Compass is a masterpiece. At once sweeping and small, two and a half decades and the entire Middle East explored in the length of a single insomniatic night in a small apartment in Vienna. Franz is at once fragile, endearing, and grotesque, his unrequited love for Sarah rendering him easy to relate to, invoking feelings of compassion and pity in the reader for a man who seems more like a baby bird, but also a sense of frustration at his impotence, his inability to carry on with his life.
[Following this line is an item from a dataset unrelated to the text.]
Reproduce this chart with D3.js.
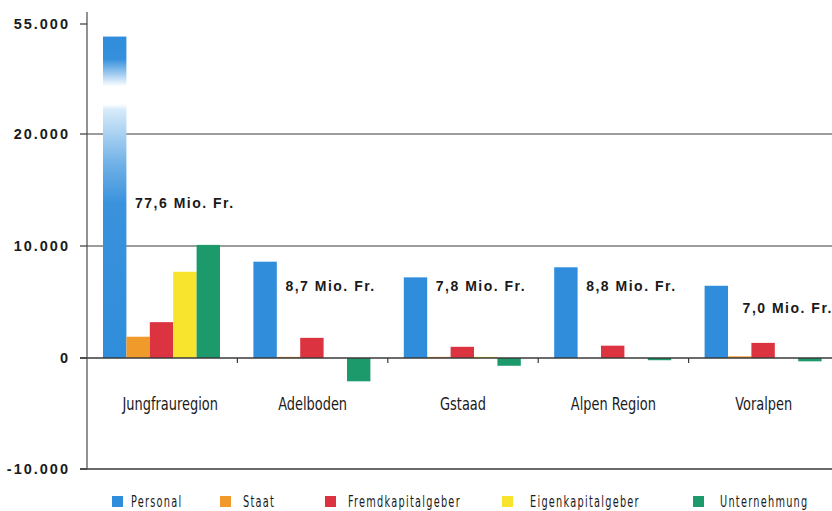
<!DOCTYPE html>
<html>
<head>
<meta charset="utf-8">
<script src="https://cdn.jsdelivr.net/npm/d3@7"></script>
<style>
  body { margin: 0; background: #ffffff; }
  svg { display: block; }
  .tick-label { font-family: "Liberation Sans", Arial, sans-serif; font-weight: bold; font-size: 14.5px; letter-spacing: 2px; fill: #1a1a1a; }
  .val-label { font-family: "Liberation Sans", Arial, sans-serif; font-weight: bold; font-size: 14px; letter-spacing: 1.5px; fill: #1a1a1a; }
  .cat-label { font-family: "DejaVu Sans Condensed", "Liberation Sans Narrow", sans-serif; font-stretch: condensed; font-size: 18px; fill: #1a1a1a; }
  .leg-label { font-family: "DejaVu Sans Condensed", "Liberation Sans Narrow", sans-serif; font-stretch: condensed; font-size: 15.5px; letter-spacing: 1.8px; fill: #1a1a1a; }
</style>
</head>
<body>
<div id="chart"></div>
<script>
// regions and series
var categories = ['Jungfrauregion', 'Adelboden', 'Gstaad', 'Alpen Region', 'Voralpen'];
var series = ['Personal', 'Staat', 'Fremdkapitalgeber', 'Eigenkapitalgeber', 'Unternehmung'];
var colors = ['#2f8ddb', '#f19a2c', '#db3440', '#f8e42c', '#1c9a6c'];

// values in 1000 Fr. per region, one array per series
var personal      = [51000, 8600, 7200, 8100, 6450];
var staat         = [1900, 100, 100, 0, 150];
var fremdkapital  = [3200, 1800, 1000, 1100, 1350];
var eigenkapital  = [7700, 0, 100, 0, 0];
var unternehmung  = [10100, -2100, -700, -200, -300];
var values = [personal, staat, fremdkapital, eigenkapital, unternehmung];

// totals written next to the bars, and the value level where each one sits
var totals = ['77,6 Mio. Fr.', '8,7 Mio. Fr.', '7,8 Mio. Fr.', '8,8 Mio. Fr.', '7,0 Mio. Fr.'];
var totalLevel = [13400, 6000, 6000, 6000, 4000];

// broken y axis: 20.000 -> 55.000 is squeezed
var yTicks = [55000, 20000, 10000, 0, -10000];
var yTickLabels = ['55.000', '20.000', '10.000', '0', '-10.000'];

var width = 832;
var height = 511;
var axis_x = 87;
var right = 839;

var svg = d3.select('#chart')
  .append('svg')
    .attr('width', width)
    .attr('height', height);

var y = d3.scaleLinear()
    .domain([-10000, 0, 20000, 55000])
    .range([469, 358, 134, 24]);

var x0 = d3.scaleBand()
    .domain(categories)
    .range([axis_x, right])
    .padding(0);

var x1 = d3.scaleBand()
    .domain(series)
    .range([16, 133])
    .padding(0);

// gradient for the broken bar
var defs = svg.append('defs');
var grad = defs.append('linearGradient')
    .attr('id', 'breakGrad')
    .attr('x1', 0).attr('y1', 0).attr('x2', 0).attr('y2', 1);
var stops = [
    [0, '#2f8ddb'], [0.07, '#3590dc'], [0.12, '#a9d0f2'], [0.155, '#ffffff'], [0.21, '#ffffff'],
    [0.228, '#d6eafa'], [0.4, '#6eb0e6'], [0.52, '#3a92dc'], [1, '#2f8ddb']
];
grad.selectAll('stop')
    .data(stops)
  .enter()
    .append('stop')
    .attr('offset', function(d) { return d[0]; })
    .attr('stop-color', function(d) { return d[1]; });

// horizontal grid lines
var gridVals = [20000, 10000];
svg.append('g')
    .selectAll('line.grid')
    .data(gridVals)
  .enter()
    .append('line')
    .attr('class', 'grid')
    .attr('x1', axis_x)
    .attr('x2', width)
    .attr('y1', function(d) { return y(d); })
    .attr('y2', function(d) { return y(d); })
    .attr('stroke', '#3a3a3a')
    .attr('stroke-width', 1.2);

// bars
for (var s = 0; s < series.length; s++) {
    svg.append('g')
        .selectAll('rect')
        .data(values[s])
      .enter()
        .append('rect')
        .attr('x', function(d, i) { return x0(categories[i]) + x1(series[s]); })
        .attr('width', x1.bandwidth())
        .attr('y', function(d) { return y(Math.max(0, d)); })
        .attr('height', function(d) { return Math.abs(y(d) - y(0)); })
        .attr('fill', function(d) {
            return (s == 0 && d > 20000) ? 'url(#breakGrad)' : colors[s];
        });
}

// zero line and bottom line
svg.append('g')
    .selectAll('line.base')
    .data([0, -10000])
  .enter()
    .append('line')
    .attr('x1', axis_x - 7)
    .attr('x2', width)
    .attr('y1', function(d) { return y(d); })
    .attr('y2', function(d) { return y(d); })
    .attr('stroke', '#3a3a3a')
    .attr('stroke-width', 1.3);

// y axis
svg.append('line')
    .attr('x1', axis_x).attr('x2', axis_x)
    .attr('y1', 12).attr('y2', y(-10000))
    .attr('stroke', '#4a4a4a')
    .attr('stroke-width', 1.2);

svg.append('g')
    .selectAll('line.ytick')
    .data(yTicks)
  .enter()
    .append('line')
    .attr('x1', axis_x - 7)
    .attr('x2', axis_x)
    .attr('y1', function(d) { return y(d); })
    .attr('y2', function(d) { return y(d); })
    .attr('stroke', '#3a3a3a')
    .attr('stroke-width', 1.2);

svg.append('g')
    .selectAll('text.tick-label')
    .data(yTicks)
  .enter()
    .append('text')
    .attr('class', 'tick-label')
    .attr('text-anchor', 'end')
    .attr('x', 70)
    .attr('y', function(d) { return y(d) + 5; })
    .text(function(d, i) { return yTickLabels[i]; });

// category ticks on the zero line
svg.append('g')
    .selectAll('line.ctick')
    .data(categories.slice(1))
  .enter()
    .append('line')
    .attr('x1', function(d) { return x0(d); })
    .attr('x2', function(d) { return x0(d); })
    .attr('y1', y(0))
    .attr('y2', y(0) + 5)
    .attr('stroke', '#3a3a3a')
    .attr('stroke-width', 1.2);

// category labels (squeezed to look like the condensed face)
svg.append('g')
    .selectAll('text.cat-label')
    .data(categories)
  .enter()
    .append('text')
    .attr('class', 'cat-label')
    .attr('text-anchor', 'middle')
    .attr('transform', function(d, i) {
        var cx = x0(d) + x0.bandwidth() / 2 + (i == 0 ? 8 : 0);
        return 'translate(' + cx + ',410) scale(0.8,1)';
    })
    .text(function(d) { return d; });

// totals
svg.append('g')
    .selectAll('text.val-label')
    .data(totals)
  .enter()
    .append('text')
    .attr('class', 'val-label')
    .attr('x', function(d, i) { return x0(categories[i]) + 48 + (i == 4 ? 6 : 0); })
    .attr('y', function(d, i) { return y(totalLevel[i]); })
    .text(function(d) { return d; });

// legend (kept low like the original, just high enough for the descenders)
var legX = [112, 220, 325, 502, 693];
var legTextDx = [19, 23, 23, 28, 27];
var leg = svg.append('g')
    .selectAll('g.legend')
    .data(series)
  .enter()
    .append('g')
    .attr('transform', function(d, i) { return 'translate(' + legX[i] + ',496)'; });

leg.append('rect')
    .attr('width', 11)
    .attr('height', 11)
    .attr('fill', function(d, i) { return colors[i]; });

leg.append('text')
    .attr('class', 'leg-label')
    .attr('transform', function(d, i) { return 'translate(' + legTextDx[i] + ',11) scale(0.7,1)'; })
    .text(function(d) { return d; });
</script>
</body>
</html>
Enard weaves in throughout the entire novel, throughout the entire exploration of Franz's feelings for Sarah, for his career, the stories of the Orientalists of the 19th and 20th centuries, relating impressive amounts of information without ever venturing into the didactic, ushering us through years of and dozens of men and women who tread the field before Sarah and Franz, breathing life into them in short bursts without ever distracting from the two who reside at the heart of the book. We learn to love Sarah, and be frustrated by her, just as Franz does, and love the Middle East through both of them. While on the surface Compass relates the love of Franz for Sarah, at its core, it is a love letter to the Middle East, expressing with delicacy and tenderness the beauty found there. Heartbreaking, beautiful, and hopeful, with glorious prose and expertly sketched characters - if Compass doesn't win the Man Booker International, it will be a tragedy.